Goal:
For this exercise, write out exactly, and only, the lines running from the line that contains "What matplotlib code" through the line that contains "from matplotlib.path import Path".

Material to process:
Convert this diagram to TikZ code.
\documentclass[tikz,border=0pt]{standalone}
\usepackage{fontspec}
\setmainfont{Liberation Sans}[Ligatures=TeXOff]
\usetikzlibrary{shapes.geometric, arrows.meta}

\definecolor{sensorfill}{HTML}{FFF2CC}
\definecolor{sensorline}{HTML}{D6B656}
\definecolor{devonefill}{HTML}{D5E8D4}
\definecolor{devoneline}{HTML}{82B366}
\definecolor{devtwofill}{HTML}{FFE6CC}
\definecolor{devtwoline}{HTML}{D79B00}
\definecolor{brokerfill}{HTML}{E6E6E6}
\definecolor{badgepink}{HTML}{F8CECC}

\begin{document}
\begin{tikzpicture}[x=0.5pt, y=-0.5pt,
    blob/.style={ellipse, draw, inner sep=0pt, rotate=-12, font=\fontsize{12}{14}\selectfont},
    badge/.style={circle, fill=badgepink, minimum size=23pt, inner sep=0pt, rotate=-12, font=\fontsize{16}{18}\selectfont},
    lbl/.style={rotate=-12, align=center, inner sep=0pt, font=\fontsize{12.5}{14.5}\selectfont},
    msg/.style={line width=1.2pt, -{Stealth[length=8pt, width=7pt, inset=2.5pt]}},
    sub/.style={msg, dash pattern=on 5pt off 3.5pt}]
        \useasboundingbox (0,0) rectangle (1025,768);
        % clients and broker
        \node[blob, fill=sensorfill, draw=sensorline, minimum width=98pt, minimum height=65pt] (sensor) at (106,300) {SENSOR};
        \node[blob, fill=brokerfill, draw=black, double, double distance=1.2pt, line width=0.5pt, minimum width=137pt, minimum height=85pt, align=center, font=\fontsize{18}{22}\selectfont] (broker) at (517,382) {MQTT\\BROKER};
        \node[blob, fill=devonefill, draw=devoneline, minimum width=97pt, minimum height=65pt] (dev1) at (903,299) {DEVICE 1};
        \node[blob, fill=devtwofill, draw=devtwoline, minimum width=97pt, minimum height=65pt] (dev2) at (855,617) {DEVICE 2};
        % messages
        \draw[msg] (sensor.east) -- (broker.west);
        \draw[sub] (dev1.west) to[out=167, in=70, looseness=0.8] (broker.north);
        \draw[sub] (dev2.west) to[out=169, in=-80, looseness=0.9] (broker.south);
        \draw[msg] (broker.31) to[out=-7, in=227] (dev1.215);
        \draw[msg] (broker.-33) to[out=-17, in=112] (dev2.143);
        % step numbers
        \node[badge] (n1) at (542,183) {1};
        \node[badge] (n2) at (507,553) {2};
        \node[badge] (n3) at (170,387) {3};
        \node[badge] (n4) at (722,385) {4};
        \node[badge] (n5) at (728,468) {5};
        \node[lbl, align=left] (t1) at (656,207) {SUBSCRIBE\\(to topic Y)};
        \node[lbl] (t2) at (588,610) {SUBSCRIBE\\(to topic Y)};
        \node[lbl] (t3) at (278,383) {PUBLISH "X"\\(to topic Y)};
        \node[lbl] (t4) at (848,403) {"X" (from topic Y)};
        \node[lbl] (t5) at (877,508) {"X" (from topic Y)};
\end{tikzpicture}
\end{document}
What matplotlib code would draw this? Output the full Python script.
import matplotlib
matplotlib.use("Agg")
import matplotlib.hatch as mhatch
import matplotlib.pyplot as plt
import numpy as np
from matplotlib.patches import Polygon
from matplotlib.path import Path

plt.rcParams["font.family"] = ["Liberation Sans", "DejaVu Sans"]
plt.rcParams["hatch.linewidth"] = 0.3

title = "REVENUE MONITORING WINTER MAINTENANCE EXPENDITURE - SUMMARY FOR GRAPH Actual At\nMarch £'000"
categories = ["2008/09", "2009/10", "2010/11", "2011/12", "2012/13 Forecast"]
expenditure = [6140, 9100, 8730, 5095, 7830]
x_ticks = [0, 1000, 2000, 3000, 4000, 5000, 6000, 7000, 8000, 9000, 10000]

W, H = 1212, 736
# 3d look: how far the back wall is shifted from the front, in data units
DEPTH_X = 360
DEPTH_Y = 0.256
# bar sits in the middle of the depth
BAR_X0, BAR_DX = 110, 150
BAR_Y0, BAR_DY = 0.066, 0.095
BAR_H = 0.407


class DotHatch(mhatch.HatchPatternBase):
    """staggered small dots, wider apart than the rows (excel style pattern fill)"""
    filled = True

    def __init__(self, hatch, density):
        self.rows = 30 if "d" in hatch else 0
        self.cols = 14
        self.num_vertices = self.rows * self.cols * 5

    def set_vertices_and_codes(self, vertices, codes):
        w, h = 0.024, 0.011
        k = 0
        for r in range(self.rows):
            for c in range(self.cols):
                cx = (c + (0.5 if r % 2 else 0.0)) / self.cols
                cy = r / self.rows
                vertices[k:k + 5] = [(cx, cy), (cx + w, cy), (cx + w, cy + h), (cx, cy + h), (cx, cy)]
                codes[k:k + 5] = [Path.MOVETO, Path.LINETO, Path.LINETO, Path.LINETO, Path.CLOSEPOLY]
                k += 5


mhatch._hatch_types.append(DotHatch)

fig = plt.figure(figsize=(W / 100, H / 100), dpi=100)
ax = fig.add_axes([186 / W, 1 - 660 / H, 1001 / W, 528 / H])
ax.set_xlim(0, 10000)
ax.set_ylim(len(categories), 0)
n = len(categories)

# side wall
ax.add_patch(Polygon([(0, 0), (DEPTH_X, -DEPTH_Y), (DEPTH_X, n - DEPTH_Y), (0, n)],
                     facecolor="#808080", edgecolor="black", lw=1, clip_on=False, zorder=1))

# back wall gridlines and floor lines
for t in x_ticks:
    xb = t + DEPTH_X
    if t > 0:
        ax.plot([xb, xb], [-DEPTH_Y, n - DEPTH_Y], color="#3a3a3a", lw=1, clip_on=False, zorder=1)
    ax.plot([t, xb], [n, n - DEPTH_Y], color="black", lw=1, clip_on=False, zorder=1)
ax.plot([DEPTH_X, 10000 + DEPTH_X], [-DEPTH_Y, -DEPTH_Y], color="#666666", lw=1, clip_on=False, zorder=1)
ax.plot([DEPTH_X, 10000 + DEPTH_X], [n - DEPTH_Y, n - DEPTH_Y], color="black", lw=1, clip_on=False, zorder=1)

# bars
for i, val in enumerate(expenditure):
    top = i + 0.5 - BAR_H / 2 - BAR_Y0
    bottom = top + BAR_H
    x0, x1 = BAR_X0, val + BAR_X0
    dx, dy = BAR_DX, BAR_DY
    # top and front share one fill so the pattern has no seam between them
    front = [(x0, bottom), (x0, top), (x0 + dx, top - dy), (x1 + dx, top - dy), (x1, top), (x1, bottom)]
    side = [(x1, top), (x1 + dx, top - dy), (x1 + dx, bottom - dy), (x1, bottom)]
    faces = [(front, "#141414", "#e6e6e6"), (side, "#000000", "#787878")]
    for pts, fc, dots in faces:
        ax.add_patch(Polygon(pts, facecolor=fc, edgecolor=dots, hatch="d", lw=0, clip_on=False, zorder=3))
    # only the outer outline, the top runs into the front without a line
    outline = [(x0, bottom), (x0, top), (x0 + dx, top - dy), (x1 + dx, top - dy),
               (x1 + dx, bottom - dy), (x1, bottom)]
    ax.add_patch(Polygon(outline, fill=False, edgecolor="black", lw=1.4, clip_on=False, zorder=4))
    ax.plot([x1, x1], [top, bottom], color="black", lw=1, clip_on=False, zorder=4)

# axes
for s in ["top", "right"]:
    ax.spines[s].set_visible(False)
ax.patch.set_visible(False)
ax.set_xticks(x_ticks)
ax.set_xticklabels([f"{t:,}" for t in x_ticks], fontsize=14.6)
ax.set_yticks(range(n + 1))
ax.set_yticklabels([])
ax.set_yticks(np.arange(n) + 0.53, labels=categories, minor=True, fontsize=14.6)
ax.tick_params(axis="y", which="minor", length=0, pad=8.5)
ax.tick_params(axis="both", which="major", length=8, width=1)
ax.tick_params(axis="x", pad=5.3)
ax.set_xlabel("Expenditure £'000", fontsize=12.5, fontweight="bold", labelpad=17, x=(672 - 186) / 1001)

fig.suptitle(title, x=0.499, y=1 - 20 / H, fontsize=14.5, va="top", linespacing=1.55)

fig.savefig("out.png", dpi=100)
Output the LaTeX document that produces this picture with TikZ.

Response below:
What matplotlib code would draw this? Output the full Python script.
import matplotlib
matplotlib.use("Agg")
import matplotlib.hatch as mhatch
import matplotlib.pyplot as plt
import numpy as np
from matplotlib.patches import Polygon
from matplotlib.path import Path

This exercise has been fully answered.